[THE PROBLEM]: What do the lines from the top of the data through the line with "var minorSteps = [2, 3, 4, 5, 6, 7, 8, 9];" say? Quote them exactly and include both ends.

□ □ □

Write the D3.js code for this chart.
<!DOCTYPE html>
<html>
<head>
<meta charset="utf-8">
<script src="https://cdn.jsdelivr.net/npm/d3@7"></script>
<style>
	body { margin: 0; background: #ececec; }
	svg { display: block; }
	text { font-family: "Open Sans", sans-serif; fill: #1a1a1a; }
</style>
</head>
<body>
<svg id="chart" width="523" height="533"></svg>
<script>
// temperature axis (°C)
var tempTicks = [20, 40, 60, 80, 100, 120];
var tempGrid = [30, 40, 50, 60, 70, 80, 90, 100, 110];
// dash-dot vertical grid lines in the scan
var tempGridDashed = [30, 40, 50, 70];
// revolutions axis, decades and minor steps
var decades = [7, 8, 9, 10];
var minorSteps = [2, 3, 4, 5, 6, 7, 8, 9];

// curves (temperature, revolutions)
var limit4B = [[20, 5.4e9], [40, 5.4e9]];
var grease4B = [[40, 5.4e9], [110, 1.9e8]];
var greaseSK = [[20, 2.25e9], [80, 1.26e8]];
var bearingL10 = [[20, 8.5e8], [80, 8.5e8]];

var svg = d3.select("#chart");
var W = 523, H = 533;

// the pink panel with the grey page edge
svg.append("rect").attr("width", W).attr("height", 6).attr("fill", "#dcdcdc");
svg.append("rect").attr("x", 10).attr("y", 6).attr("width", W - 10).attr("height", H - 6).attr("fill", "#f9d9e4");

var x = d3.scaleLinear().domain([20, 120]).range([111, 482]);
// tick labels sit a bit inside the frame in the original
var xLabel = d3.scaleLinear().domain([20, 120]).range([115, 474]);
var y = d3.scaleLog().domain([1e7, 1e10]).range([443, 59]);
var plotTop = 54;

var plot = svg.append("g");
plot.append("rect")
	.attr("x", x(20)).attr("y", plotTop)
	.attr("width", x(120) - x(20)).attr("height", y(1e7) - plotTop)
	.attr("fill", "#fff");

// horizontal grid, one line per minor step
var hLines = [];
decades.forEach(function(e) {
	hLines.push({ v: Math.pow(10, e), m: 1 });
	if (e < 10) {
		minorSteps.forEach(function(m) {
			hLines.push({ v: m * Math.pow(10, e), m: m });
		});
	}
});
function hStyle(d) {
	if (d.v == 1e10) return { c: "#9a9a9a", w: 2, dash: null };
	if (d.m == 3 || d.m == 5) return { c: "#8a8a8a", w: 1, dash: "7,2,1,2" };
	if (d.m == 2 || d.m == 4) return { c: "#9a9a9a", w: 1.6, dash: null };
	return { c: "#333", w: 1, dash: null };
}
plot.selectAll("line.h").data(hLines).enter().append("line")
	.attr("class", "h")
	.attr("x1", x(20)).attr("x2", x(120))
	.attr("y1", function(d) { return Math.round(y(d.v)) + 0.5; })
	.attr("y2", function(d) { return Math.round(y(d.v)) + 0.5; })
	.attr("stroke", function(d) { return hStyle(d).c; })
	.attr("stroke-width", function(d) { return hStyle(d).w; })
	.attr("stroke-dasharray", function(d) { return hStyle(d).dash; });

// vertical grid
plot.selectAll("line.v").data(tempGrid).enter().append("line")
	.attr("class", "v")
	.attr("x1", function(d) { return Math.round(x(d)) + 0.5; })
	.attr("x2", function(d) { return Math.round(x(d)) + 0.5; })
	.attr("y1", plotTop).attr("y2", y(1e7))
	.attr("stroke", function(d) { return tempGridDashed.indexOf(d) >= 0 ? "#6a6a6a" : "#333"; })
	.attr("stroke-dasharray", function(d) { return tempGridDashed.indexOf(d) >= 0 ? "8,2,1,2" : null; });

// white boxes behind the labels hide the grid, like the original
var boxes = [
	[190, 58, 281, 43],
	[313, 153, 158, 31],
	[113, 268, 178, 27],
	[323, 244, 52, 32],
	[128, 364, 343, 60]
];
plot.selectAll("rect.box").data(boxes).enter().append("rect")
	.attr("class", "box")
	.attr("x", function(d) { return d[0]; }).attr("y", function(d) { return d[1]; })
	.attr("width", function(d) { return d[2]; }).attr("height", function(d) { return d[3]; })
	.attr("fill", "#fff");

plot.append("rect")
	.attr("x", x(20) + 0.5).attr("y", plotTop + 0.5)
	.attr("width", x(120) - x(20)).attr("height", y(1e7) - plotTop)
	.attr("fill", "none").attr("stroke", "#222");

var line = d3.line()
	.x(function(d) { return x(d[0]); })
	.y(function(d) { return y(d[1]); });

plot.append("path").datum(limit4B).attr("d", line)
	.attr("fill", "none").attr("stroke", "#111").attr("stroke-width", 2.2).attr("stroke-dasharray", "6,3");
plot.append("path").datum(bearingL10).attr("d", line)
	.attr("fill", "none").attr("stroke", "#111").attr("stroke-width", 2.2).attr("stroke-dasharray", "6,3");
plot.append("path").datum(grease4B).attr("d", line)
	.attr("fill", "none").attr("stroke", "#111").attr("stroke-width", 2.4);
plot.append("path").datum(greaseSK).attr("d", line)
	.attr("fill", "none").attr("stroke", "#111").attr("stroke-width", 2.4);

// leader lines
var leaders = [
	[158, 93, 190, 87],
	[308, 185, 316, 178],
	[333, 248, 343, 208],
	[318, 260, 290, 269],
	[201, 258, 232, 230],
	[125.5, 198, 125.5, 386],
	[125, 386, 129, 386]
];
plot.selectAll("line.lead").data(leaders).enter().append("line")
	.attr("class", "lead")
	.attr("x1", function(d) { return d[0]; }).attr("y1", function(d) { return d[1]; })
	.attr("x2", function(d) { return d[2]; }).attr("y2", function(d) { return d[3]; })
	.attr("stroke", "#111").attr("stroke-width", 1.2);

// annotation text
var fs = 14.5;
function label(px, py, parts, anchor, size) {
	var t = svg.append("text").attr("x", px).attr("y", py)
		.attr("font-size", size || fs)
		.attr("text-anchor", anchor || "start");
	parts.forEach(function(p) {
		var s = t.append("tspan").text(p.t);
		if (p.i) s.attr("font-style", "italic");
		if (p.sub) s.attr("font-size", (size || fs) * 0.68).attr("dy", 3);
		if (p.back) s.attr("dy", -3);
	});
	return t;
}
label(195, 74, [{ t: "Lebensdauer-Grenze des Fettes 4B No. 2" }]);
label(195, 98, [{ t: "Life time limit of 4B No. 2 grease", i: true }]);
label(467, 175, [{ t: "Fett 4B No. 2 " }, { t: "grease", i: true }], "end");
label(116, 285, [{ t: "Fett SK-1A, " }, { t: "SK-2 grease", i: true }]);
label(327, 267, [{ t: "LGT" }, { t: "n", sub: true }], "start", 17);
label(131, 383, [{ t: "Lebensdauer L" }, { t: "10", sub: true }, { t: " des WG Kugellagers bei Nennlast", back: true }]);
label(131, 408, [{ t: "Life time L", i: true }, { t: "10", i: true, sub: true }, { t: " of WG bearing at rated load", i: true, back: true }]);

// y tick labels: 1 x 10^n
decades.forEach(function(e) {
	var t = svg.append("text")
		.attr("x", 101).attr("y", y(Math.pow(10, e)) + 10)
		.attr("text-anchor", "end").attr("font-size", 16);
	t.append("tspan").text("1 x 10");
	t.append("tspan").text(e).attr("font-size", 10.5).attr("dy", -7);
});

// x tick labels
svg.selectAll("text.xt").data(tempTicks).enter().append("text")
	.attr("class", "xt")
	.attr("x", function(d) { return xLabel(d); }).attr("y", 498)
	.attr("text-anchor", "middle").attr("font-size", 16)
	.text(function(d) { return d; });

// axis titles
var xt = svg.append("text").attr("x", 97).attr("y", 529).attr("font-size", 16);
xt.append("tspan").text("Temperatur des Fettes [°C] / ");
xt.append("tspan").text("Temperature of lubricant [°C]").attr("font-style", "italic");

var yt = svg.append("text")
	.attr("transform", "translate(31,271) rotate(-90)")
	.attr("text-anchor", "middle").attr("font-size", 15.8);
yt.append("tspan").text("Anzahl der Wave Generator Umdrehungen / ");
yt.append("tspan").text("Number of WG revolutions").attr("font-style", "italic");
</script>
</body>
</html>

□ □ □

[TASK OUTPUT]:
Write the D3.js code for this chart.
<!DOCTYPE html>
<html>
<head>
<meta charset="utf-8">
<script src="https://cdn.jsdelivr.net/npm/d3@7"></script>
<style>
	body { margin: 0; background: #ececec; }
	svg { display: block; }
	text { font-family: "Open Sans", sans-serif; fill: #1a1a1a; }
</style>
</head>
<body>
<svg id="chart" width="523" height="533"></svg>
<script>
// temperature axis (°C)
var tempTicks = [20, 40, 60, 80, 100, 120];
var tempGrid = [30, 40, 50, 60, 70, 80, 90, 100, 110];
// dash-dot vertical grid lines in the scan
var tempGridDashed = [30, 40, 50, 70];
// revolutions axis, decades and minor steps
var decades = [7, 8, 9, 10];
var minorSteps = [2, 3, 4, 5, 6, 7, 8, 9];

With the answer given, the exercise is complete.